Le Conseil présidentiel de transition (CPT), censé guider Haïti vers des élections démocratiques d’ici au 7 février 2026, semble de plus en plus enlisé dans des querelles internes et des accusations de corruption.
Lundi, une lettre rendue publique par Frinel Joseph, membre observateur du Conseil, a jeté une lumière crue sur les tensions internes qui gangrènent l’institution. Il y dénonce une impasse paralysante, causée par de profondes divergences entre les membres, doublées d’un manque criant de volonté politique.
Mais au-delà des blocages administratifs, c’est surtout l’ombre des malversations qui plane désormais sur le CPT. Neuf de ses membres sont mentionnés dans des dossiers sensibles, notamment en lien avec des scandales financiers ou des pratiques de clientélisme, ce qui alimente le climat de défiance généralisée. Si la justice haïtienne n’était pas aussi affaiblie, voire « domestiquée » comme le soulignent plusieurs observateurs, certains de ces dirigeants seraient déjà traduits en justice, voire incarcérés.
Pendant que ces neuf membres se battent pour leurs intérêts personnels et politiques, le peuple haïtien est livré à lui-même. Les gangs armés règnent en maîtres et seigneurs sur une grande partie du territoire national. Plusieurs familles, chassées de leurs maisons par la violence, dorment à la belle étoile en pleine saison cyclonique, sans aide ni protection. Et dans l’indifférence totale, ces neuf font leur beurre sou « zo grann », profitant d’un pouvoir discrédité pour renforcer leurs privilèges.
Entre-temps, dans sa lettre, Frinel Joseph pointe également du doigt l’instauration d’une présidence tournante mise en place en mai dernier qu’il juge illégitime et contraire à l’accord politique du 3 avril 2024. Cette mesure, loin de favoriser la collégialité, aurait au contraire accentué la désunion, rendant chaotique toute tentative de prise de décision cohérente.

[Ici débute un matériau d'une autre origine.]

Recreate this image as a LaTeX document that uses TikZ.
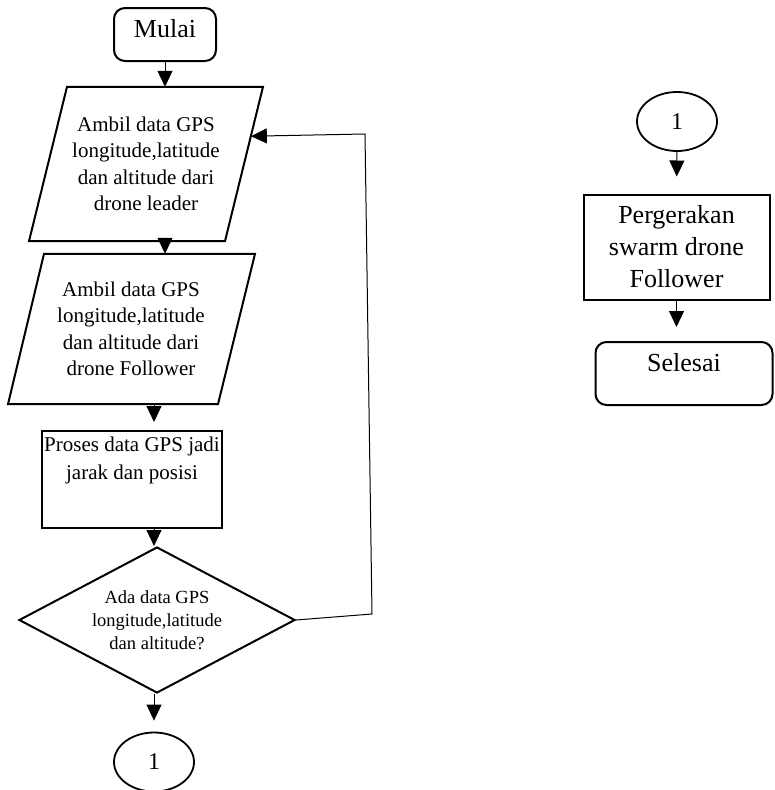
\documentclass[tikz,border=0pt]{standalone}
\usepackage{fontspec}
\setmainfont{Liberation Serif}
\usetikzlibrary{arrows.meta,shapes.geometric,calc}
\begin{document}
\begin{tikzpicture}[x=1pt,y=-1pt,
  outline/.style={draw,line width=2pt},
  term/.style={outline,rounded corners=11pt,inner sep=0pt},
  procbox/.style={outline,inner sep=0pt},
  iotext/.style={inner sep=0pt,align=center,font=\fontsize{21}{26.5}\selectfont},
  decision/.style={outline,diamond,inner sep=0pt,minimum width=276pt,minimum height=146pt,
                   aspect=1.89,align=center,font=\fontsize{18.5}{23}\selectfont},
  connector/.style={draw,ellipse,line width=1.8pt,inner sep=0pt,minimum width=80pt,
                    minimum height=59pt,font=\fontsize{24}{28}\selectfont},
  flow/.style={line width=1pt,-{Triangle[width=15pt,length=16pt]}},
]
\useasboundingbox (0,0) rectangle (774,790);

% ---- main column ----
\node[term] (mulai) at (165,34.5)
  {\parbox[c][53pt][t]{102pt}{\vspace*{11pt}\centering\fontsize{26}{30}\selectfont Mulai}};

\node[iotext,minimum height=154pt] (p1) at (146,164)
  {Ambil data GPS\\longitude,latitude\\dan altitude dari\\drone leader};
\draw[outline] ($(p1.north)+(-79,0)$) coordinate (p1tl)
  -- ($(p1.north)+(117,0)$) coordinate (p1tr)
  -- ($(p1.south)+(79,0)$) coordinate (p1br)
  -- ($(p1.south)+(-117,0)$) coordinate (p1bl) -- cycle;

\node[iotext,minimum height=150pt] (p2) at (131,329)
  {Ambil data GPS\\longitude,latitude\\dan altitude dari\\drone Follower};
\draw[outline] ($(p2.north)+(-87,0)$) coordinate (p2tl)
  -- ($(p2.north)+(124,0)$) coordinate (p2tr)
  -- ($(p2.south)+(87,0)$) coordinate (p2br)
  -- ($(p2.south)+(-123,0)$) coordinate (p2bl) -- cycle;

\node[procbox] (proc) at (132,479.5)
  {\parbox[c][97pt][t]{180pt}{\vspace*{6pt}\centering\fontsize{21}{28}\selectfont
   Proses data GPS jadi\\jarak dan posisi}};

\node[decision] (dec) at (157,620) {Ada data GPS\\longitude,latitude\\dan altitude?};

\node[connector] (c1) at (154,762) {1};

% ---- continuation column ----
\node[connector] (c2) at (677,121.5) {1};

\node[procbox,minimum width=186pt,minimum height=105pt,align=center,
      font=\fontsize{26}{32}\selectfont] (r2) at (676.5,247)
  {Pergerakan\\swarm drone\\Follower};

\node[term] (end) at (684,373.5)
  {\parbox[c][63pt][t]{177pt}{\vspace*{11pt}\centering\fontsize{26}{30}\selectfont Selesai}};

% ---- connectors ----
\draw[flow] (mulai.south) -- (mulai.south |- p1.north);
\draw[flow] (p1.south -| mulai) -- (p2.north -| mulai);
\draw[flow,shorten >=8pt] (p2.south -| c1) -- (proc.north -| c1);
\draw[flow] (proc.south -| c1) -- (dec.north -| c1);
\draw[flow,shorten >=11pt] (dec.south -| c1) -- (c1.north);

\coordinate (loopA) at (372,614);
\coordinate (loopB) at (365,134);
\draw[flow] (dec.east) -- (loopA) -- (loopB) -- ($(p1tr)!0.32!(p1br)$);

\draw[flow,shorten >=17pt] (c2.south) -- (r2.north);
\draw[flow,shorten >=14pt] (r2.south) -- (r2.south |- end.north);
\end{tikzpicture}
\end{document}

Dans ce contexte, les grands chantiers de la transition restent à l’abandon. La formation d’un nouveau Conseil électoral provisoire (CEP), la publication d’un calendrier électoral, ou encore l’adoption d’un code d’éthique pourtant vital après l’éclatement du scandale de la Banque Nationale de Crédit (BNC), sont au point mort. Ce dernier dossier avait sérieusement entaché l’image du CPT et mis en évidence son incapacité à se doter de mécanismes de contrôle interne.
Face à cette impasse, le conseiller suggère des solutions d’urgence : une retraite stratégique entre les membres du Conseil, des consultations avec les forces vives du pays, une transparence accrue dans la communication publique, et la promulgation rapide d’un décret présidentiel pour relancer les activités du CEP.
Mais le silence radio du reste des membres du CPT, malgré la gravité des accusations, en dit long. Dans un pays rongé par l’insécurité, la misère et une population désabusée, les appels à une gouvernance propre, transparente et orientée vers l’intérêt collectif ne trouvent toujours pas d’écho.
Alors que la communauté internationale attend des signes clairs d’engagement en faveur de la démocratie, Haïti reste otage d’un groupe de dirigeants décriés, plus préoccupés par leurs privilèges que par le sort de la nation. Le CPT, miné par ses propres contradictions, a fragilisé la transition. Et dans ces conditions, il devient évident qu’aucune élection crédible ne pourra se tenir avec ces neuf figures contestées à la barre d’une transition désormais naufragée.